There is a great evil, Jobu Tupaki, that has jumped into multiple universes and a mission has been set to find the one version of Evelyn to save all the worlds. Waymond explains, “Remember our mission concerns the fate of every single world of our infinite multiverse.” She needs to take them back to how it was supposed to be. Every decision she has made has created a branch. “Every rejection, every disappointment has led you here to this moment. Don’t let anything distract you from it.” Although Evelyn believes she can’t be the hero the world wants, Waymond explains “it is because you’re so bad at everything” that she is capable of anything.
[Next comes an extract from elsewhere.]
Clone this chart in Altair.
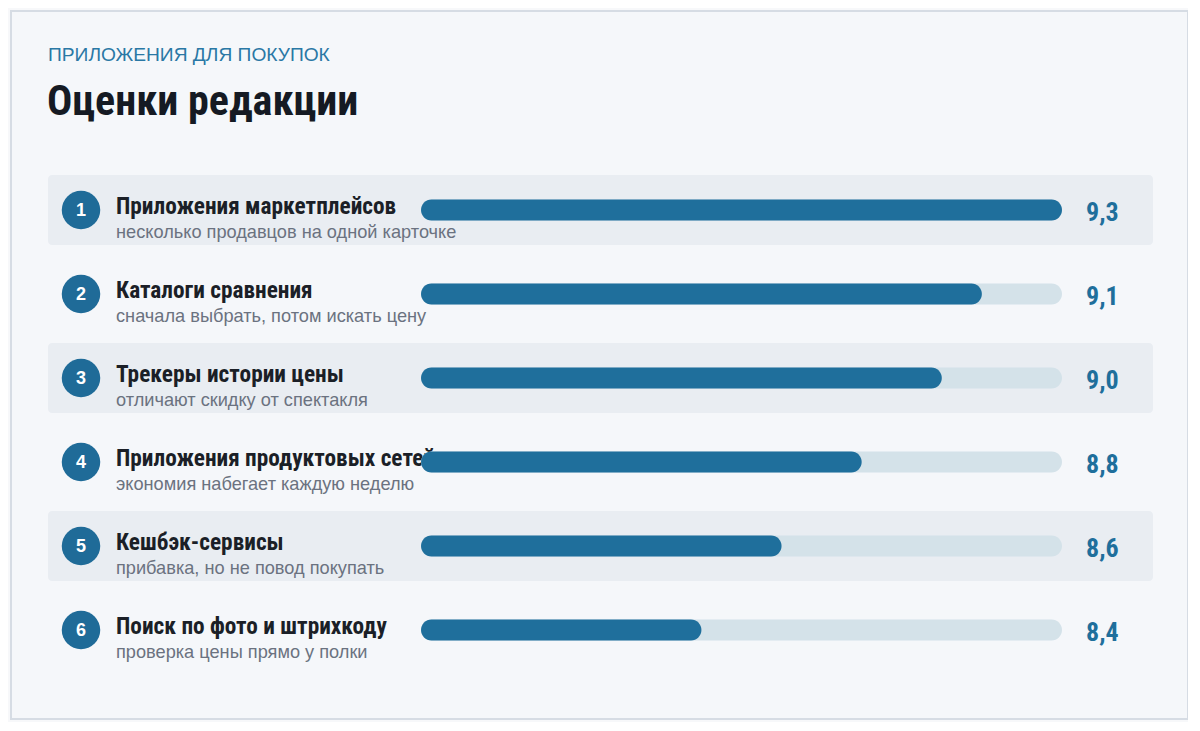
"""Editorial ratings of shopping apps, drawn as a ranked bar list."""

import altair as alt
import pandas as pd

EYEBROW = "ПРИЛОЖЕНИЯ ДЛЯ ПОКУПОК"
TITLE = "Оценки редакции"

RANKS = [1, 2, 3, 4, 5, 6]
NAMES = [
    "Приложения маркетплейсов",
    "Каталоги сравнения",
    "Трекеры истории цены",
    "Приложения продуктовых сетей",
    "Кешбэк-сервисы",
    "Поиск по фото и штрихкоду",
]
NOTES = [
    "несколько продавцов на одной карточке",
    "сначала выбрать, потом искать цену",
    "отличают скидку от спектакля",
    "экономия набегает каждую неделю",
    "прибавка, но не повод покупать",
    "проверка цены прямо у полки",
]
SCORES = [9.3, 9.1, 9.0, 8.8, 8.6, 8.4]
SCALE_DOMAIN = [7.7, 9.3]

PLOT_WIDTH = 1105
PLOT_HEIGHT = 504
CONDENSED = "Roboto Condensed"
REGULAR = "Liberation Sans"
BLUE = "#1f6f9c"

df = pd.DataFrame({"rank": RANKS, "name": NAMES, "note": NOTES, "score": SCORES})
df["lo"] = SCALE_DOMAIN[0]
df["hi"] = SCALE_DOMAIN[1]
df["score_txt"] = df["score"].map(lambda v: f"{v:.1f}".replace(".", ","))
df["striped"] = df["rank"] % 2 == 1

x_scale = alt.Scale(domain=SCALE_DOMAIN, range=[373, 1014], zero=False)
y_enc = alt.Y(
    "rank:O",
    axis=None,
    scale=alt.Scale(paddingInner=0, paddingOuter=0),
)

base = alt.Chart(df)
first = base.transform_filter("datum.rank == 1")

# card behind everything
card = first.mark_rect(fill="#f5f7fa", stroke="#d6dce4", strokeWidth=2).encode(
    x=alt.value(-37), x2=alt.value(1140), y=alt.value(-157), y2=alt.value(551)
)

# header texts
eyebrow = first.mark_text(
    font=REGULAR, fontSize=19.2, color="#2a78a5", align="left",
    baseline="alphabetic",
).encode(x=alt.value(0), y=alt.value(-107), text=alt.value(EYEBROW))
title = first.mark_text(
    font=CONDENSED, fontSize=42, fontWeight="bold", color="#151a23",
    align="left", baseline="alphabetic",
).encode(x=alt.value(-1), y=alt.value(-53), text=alt.value(TITLE))

stripes = base.transform_filter("datum.striped").mark_bar(
    size=70, color="#e9edf2", cornerRadius=4
).encode(x=alt.value(0), x2=alt.value(PLOT_WIDTH), y=y_enc)

badges = base.mark_circle(size=1480, color="#1f6b98", opacity=1).encode(
    x=alt.value(33), y=y_enc
)
badge_nums = base.mark_text(
    font=REGULAR, fontSize=18, fontWeight="bold", color="white", dy=1,
).encode(x=alt.value(33), y=y_enc, text="rank:N")

labels = base.mark_text(
    font=CONDENSED, fontSize=23.3, fontWeight="bold", color="#1b1f27",
    align="left", baseline="alphabetic", dy=4,
).encode(x=alt.value(68), y=y_enc, text="name:N")

notes = base.mark_text(
    font=REGULAR, fontSize=18.2, color="#6b7280", align="left",
    baseline="alphabetic", dy=28,
).encode(x=alt.value(68), y=y_enc, text="note:N")

track = base.mark_bar(size=21, color="#d4e2e9", cornerRadius=10.5).encode(
    x=alt.X("lo:Q", scale=x_scale, axis=None), x2="hi:Q", y=y_enc
)
fill = base.mark_bar(size=21, color=BLUE, cornerRadius=10.5).encode(
    x=alt.X("lo:Q", scale=x_scale, axis=None), x2="score:Q", y=y_enc
)

values = base.mark_text(
    font=CONDENSED, fontSize=26, fontWeight="bold", color=BLUE, align="left",
    baseline="alphabetic", dy=11,
).encode(x=alt.value(1038), y=y_enc, text="score_txt:N")

chart = (
    alt.layer(
        card, eyebrow, title, stripes, badges, badge_nums,
        labels, notes, track, fill, values,
    )
    .properties(
        width=PLOT_WIDTH,
        height=PLOT_HEIGHT,
        autosize=alt.AutoSizeParams(type="none"),
        padding={"left": 40, "top": 160, "right": 35, "bottom": 50},
    )
    .configure(background="#f7f8fa")
    .configure_view(stroke=None)
)

chart.save("out.html", embed_options={"renderer": "svg", "actions": False})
To go between universes, the people from alternative verse Waymond’s world (where Evelyn is dead) has developed, “verse jumping,” a way to “temporarily link your consciousness to another version of yourself, accessing all of their memories, their emotions, and even their skills.”

To verse jump, the jumper must do something improbable or silly–say “I love you” and mean it to someone trying to kill you or something as benign as eating a lip balm. In her other lives, Evelyn is a Benihana-style teppanyaki chef, a singer, a movie star, or a woman in love with Deidre with hotdog fingers in a world where feet are used like hands. There are no hotdog buns involved, but there is a bagel. After all, when you get involved in Chinese or Chinese American culture, food has to be connected somehow.

Despite this zany setup, there is a message served up between the laughs about the repercussions of even our smallest actions. The Daniels have kept the pacing tight, and the linear plot in sight despite the jumping in between worlds. Kudos to the editor and to the sound design. The film aptly displays the versatility of both Yeoh and Quan and gives Hsu a chance to be ferocious.

There’s something beautiful here about seeing Yeoh and Hsu as frumpy, in clothes that won’t catch fashion anywhere as their prime universe characters and then see how they transform with some wild costuming choices. Quan had gotten his big break at age 12 (Indiana Jones and the Temple of Doom, 1984), but retired from acting in 2002 due to scarcity of roles. This film brings him out of retirement.

The Daniels have written and directed a film that showcases the versatility of three actors of East Asian descent and given us a glimpse at what Hollywood has been missing in their whitewashing casting or story choices. Yet Everything Everywhere All at Once is more than that. It is a chance for each of us to consider how our decisions affected the course of our lives and that of others. It’s wildly inventive and entertaining and well worth watching more than once.

Everything Everywhere All at Once made its premiere at South by Southwest (11 March 2022) and was given a limited release 25 March 2022. The film will go into wide release on 8 April 2022 by A24.